** Exercise aim **
In the listing below, pick out lines with "that".

** Data for this task **
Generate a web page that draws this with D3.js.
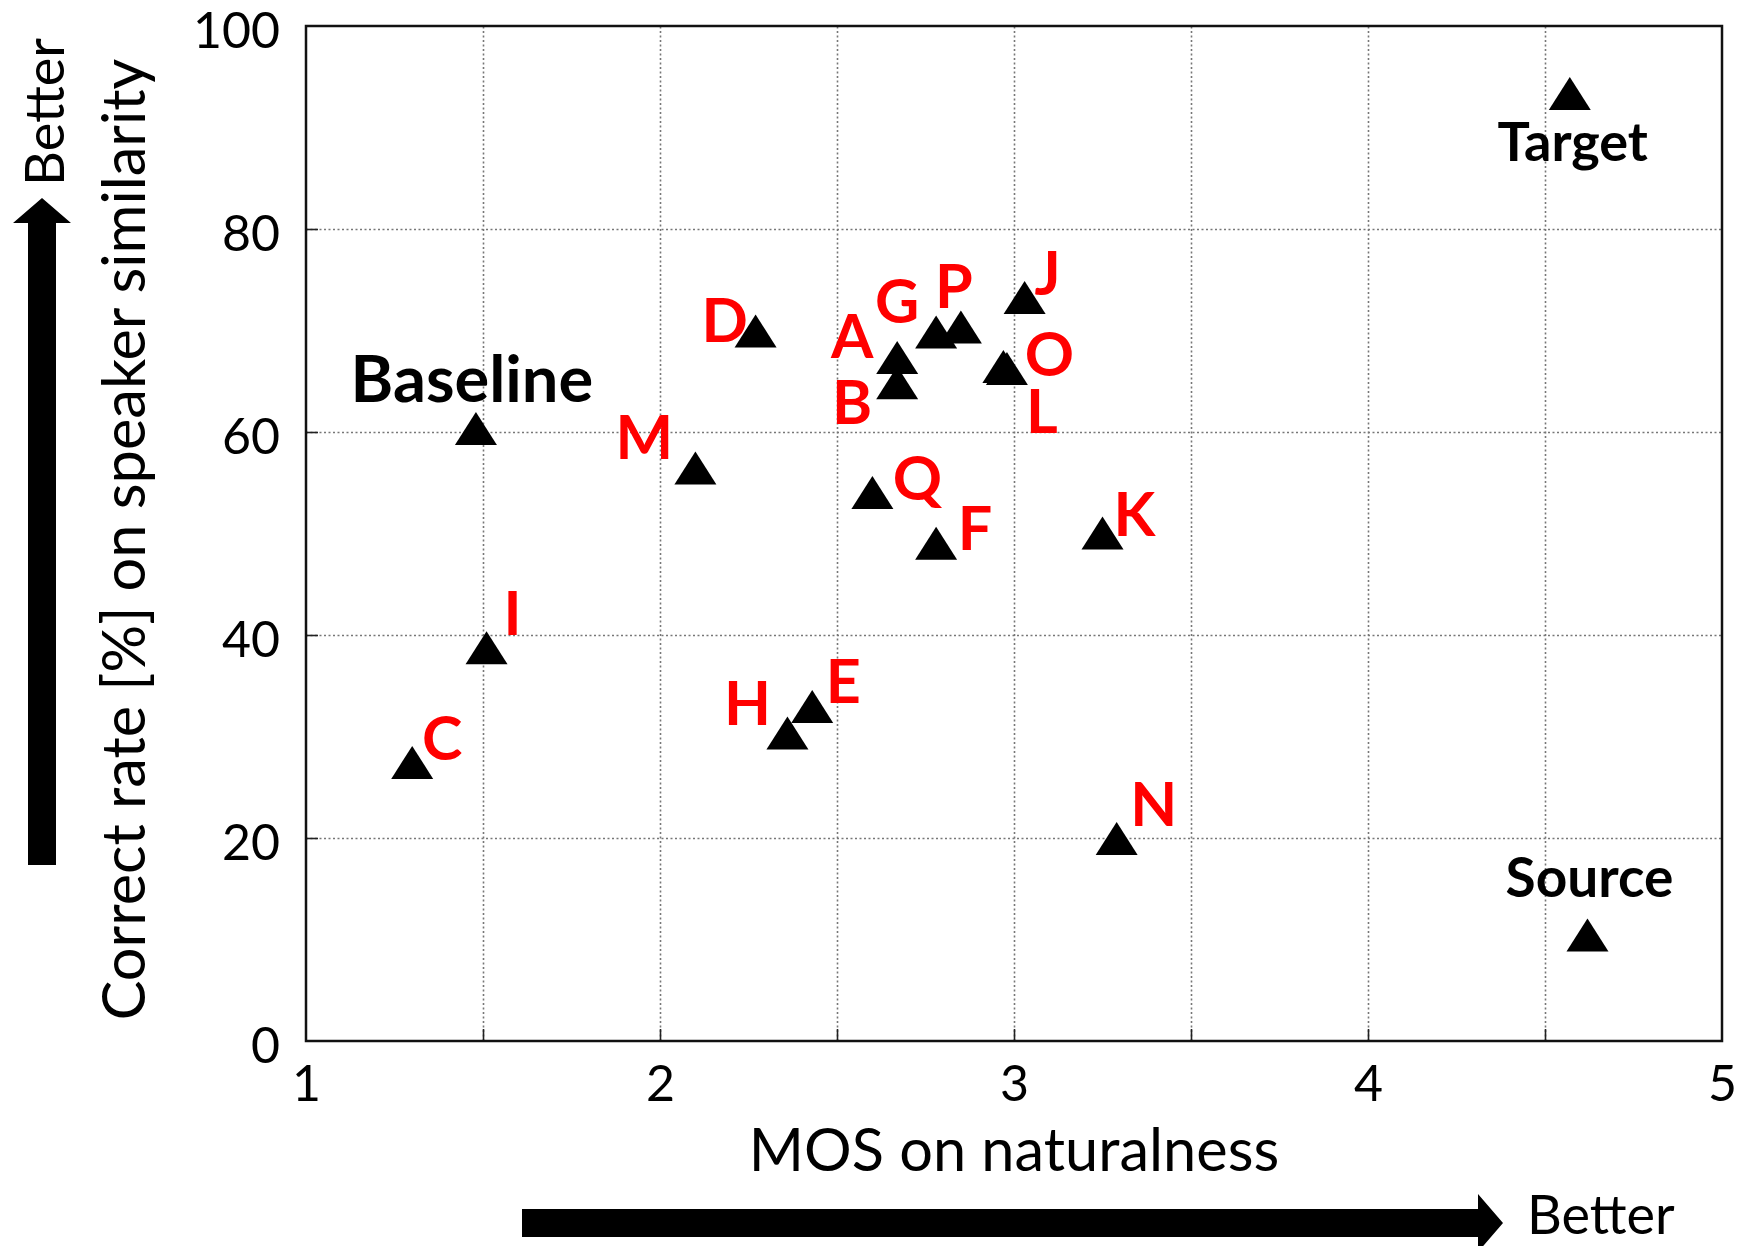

--

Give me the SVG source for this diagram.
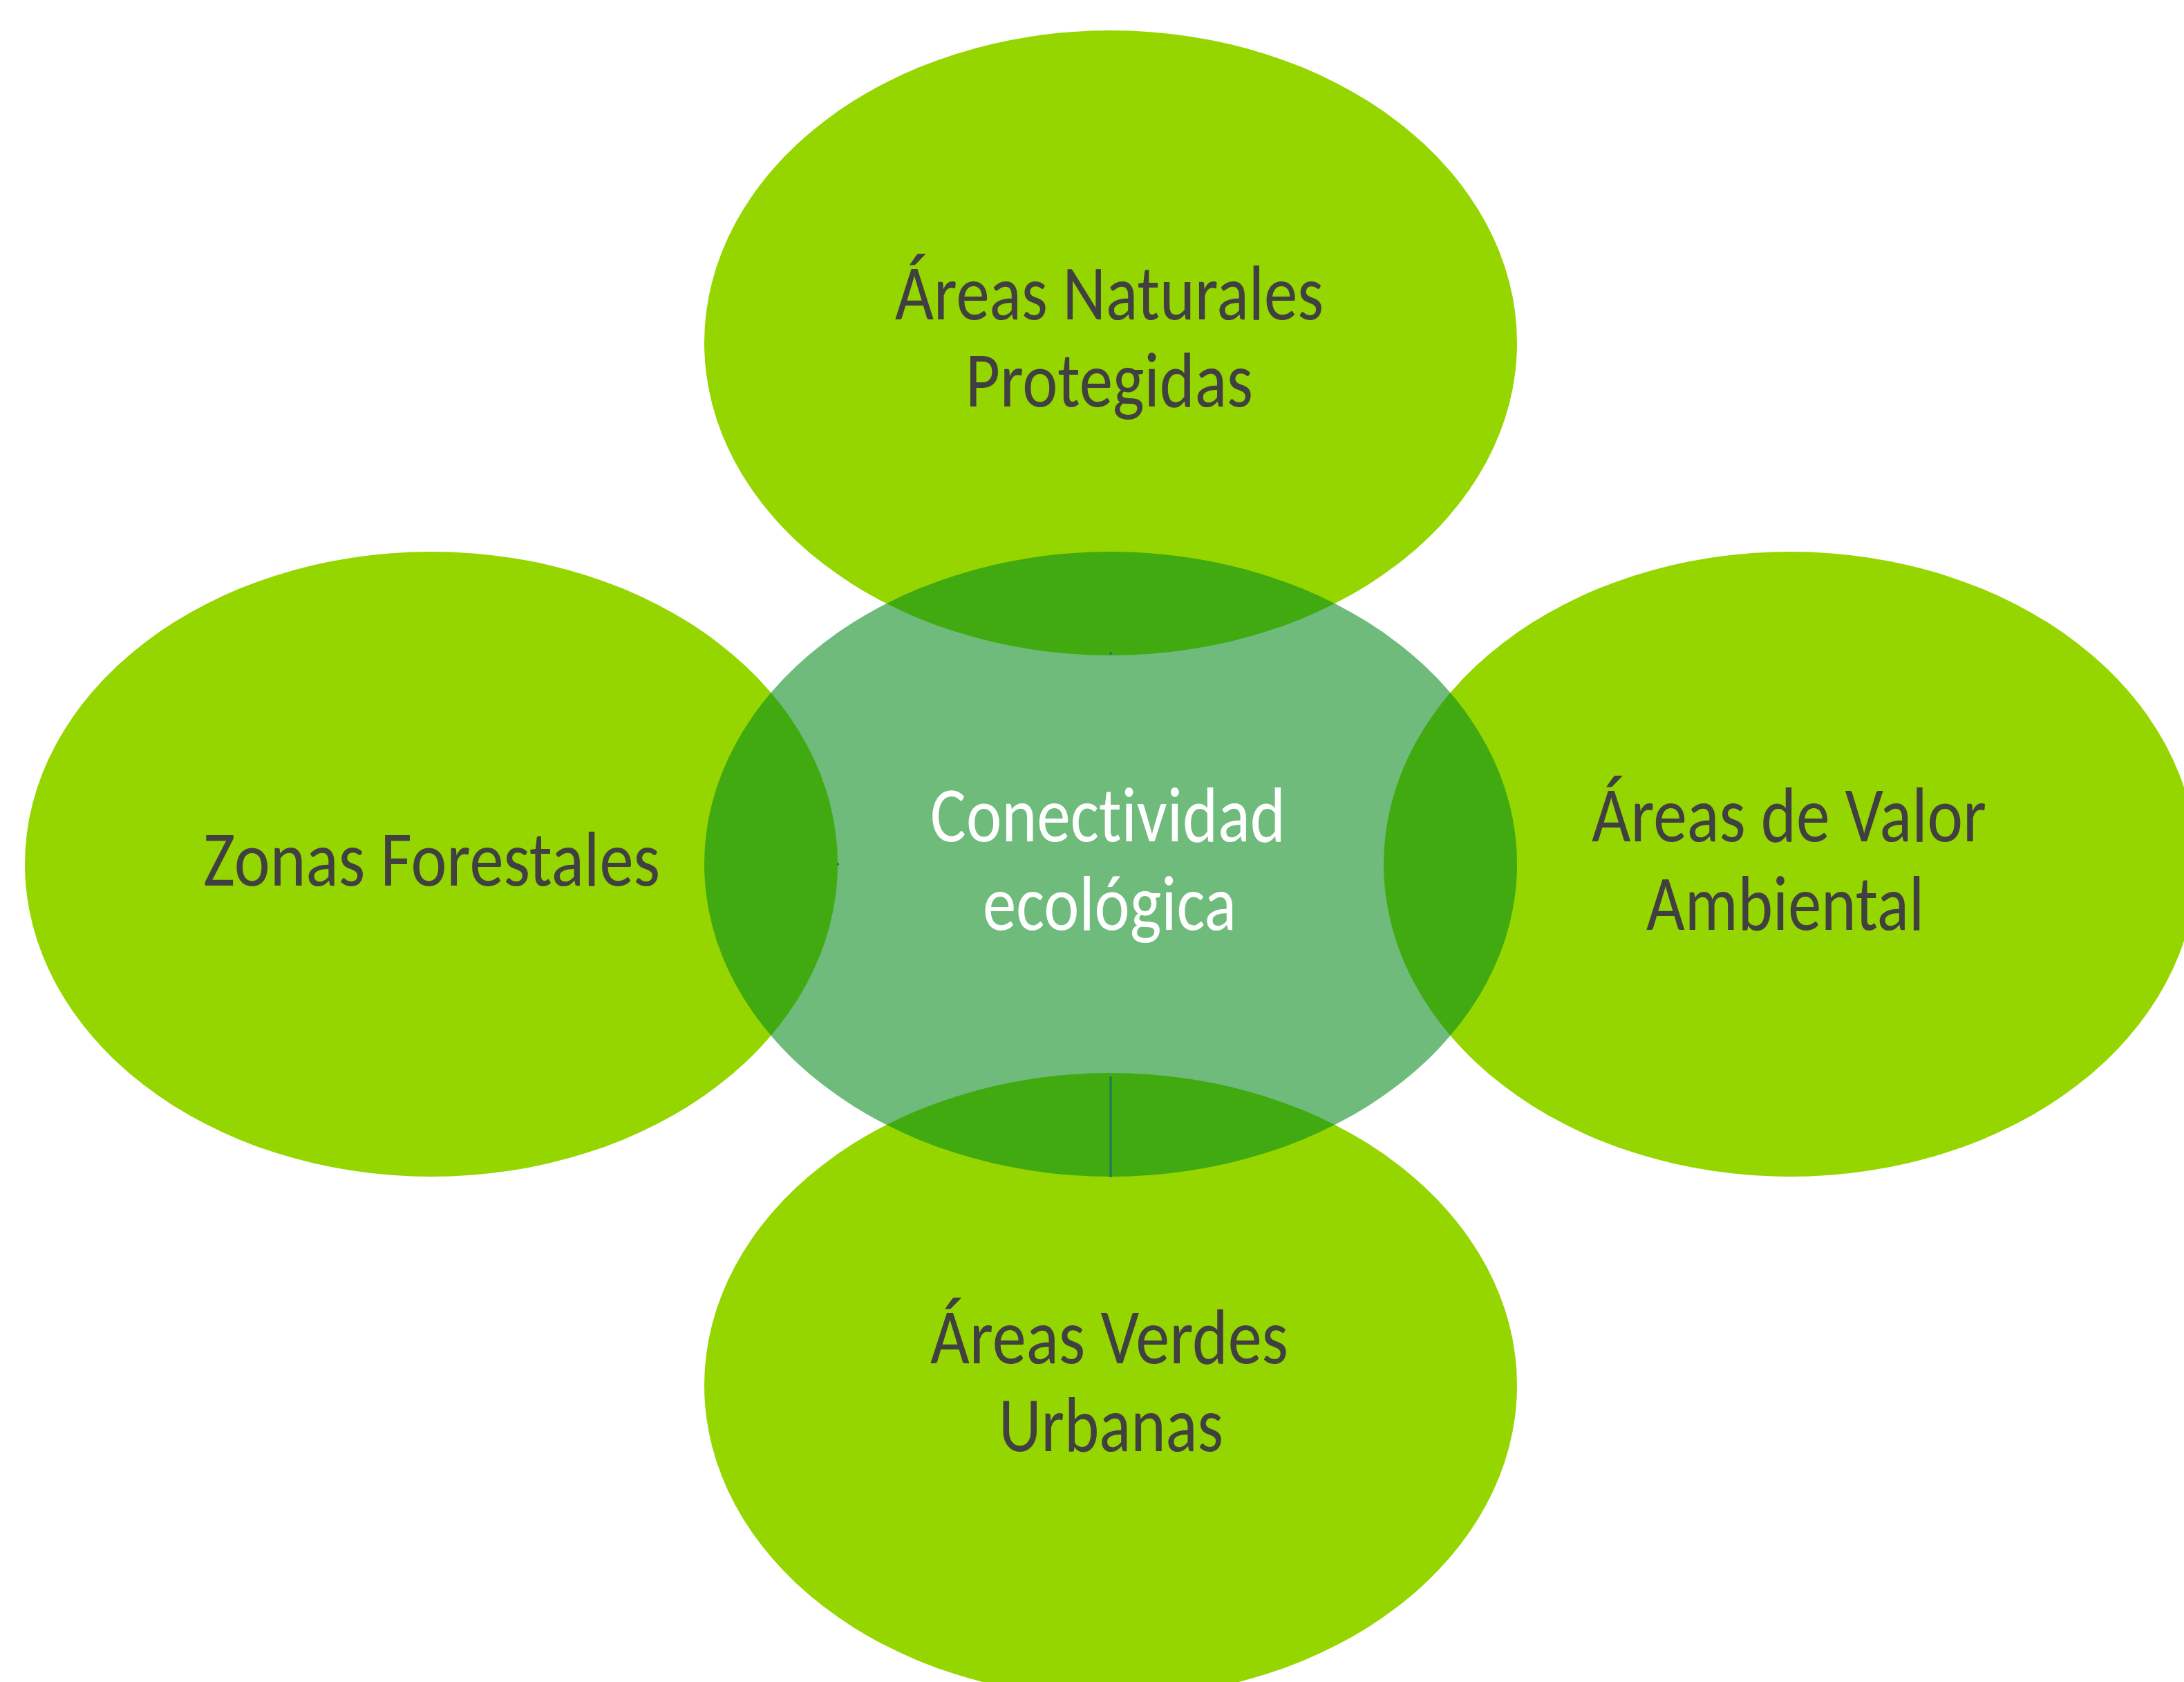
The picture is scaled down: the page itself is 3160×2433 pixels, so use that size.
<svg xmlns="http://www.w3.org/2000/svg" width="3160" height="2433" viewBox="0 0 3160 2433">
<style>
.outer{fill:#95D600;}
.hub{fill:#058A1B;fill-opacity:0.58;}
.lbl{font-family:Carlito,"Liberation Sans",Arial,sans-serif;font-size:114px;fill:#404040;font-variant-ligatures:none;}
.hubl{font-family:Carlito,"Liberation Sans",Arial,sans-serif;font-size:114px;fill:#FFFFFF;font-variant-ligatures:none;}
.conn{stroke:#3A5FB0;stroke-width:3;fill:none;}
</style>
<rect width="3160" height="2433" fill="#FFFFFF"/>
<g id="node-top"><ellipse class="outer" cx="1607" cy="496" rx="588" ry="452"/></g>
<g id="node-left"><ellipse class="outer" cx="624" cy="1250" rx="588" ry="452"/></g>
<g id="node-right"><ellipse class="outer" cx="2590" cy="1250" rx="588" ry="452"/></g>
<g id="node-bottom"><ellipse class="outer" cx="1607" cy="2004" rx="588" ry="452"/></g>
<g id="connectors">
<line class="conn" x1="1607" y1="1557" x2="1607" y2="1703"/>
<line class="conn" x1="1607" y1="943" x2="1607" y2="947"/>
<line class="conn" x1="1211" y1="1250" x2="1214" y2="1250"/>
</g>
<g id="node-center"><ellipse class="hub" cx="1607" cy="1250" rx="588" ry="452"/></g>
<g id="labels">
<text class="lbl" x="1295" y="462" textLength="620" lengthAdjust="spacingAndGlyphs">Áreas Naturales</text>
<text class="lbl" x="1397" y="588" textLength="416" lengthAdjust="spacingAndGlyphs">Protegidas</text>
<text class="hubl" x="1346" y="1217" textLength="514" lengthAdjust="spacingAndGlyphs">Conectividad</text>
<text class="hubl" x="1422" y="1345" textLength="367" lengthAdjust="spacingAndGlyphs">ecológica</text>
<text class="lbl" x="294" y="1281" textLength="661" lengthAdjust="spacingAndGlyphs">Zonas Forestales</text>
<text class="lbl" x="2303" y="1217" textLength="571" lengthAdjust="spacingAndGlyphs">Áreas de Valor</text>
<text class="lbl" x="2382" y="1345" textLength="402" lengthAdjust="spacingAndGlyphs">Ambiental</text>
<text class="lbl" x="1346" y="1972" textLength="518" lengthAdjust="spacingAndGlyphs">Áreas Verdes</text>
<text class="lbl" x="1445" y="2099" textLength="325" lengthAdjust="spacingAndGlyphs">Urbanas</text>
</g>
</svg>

** Response below **
Generate a web page that draws this with D3.js.
The picture is scaled down: the page itself is 3160×2433 pixels, so use that size.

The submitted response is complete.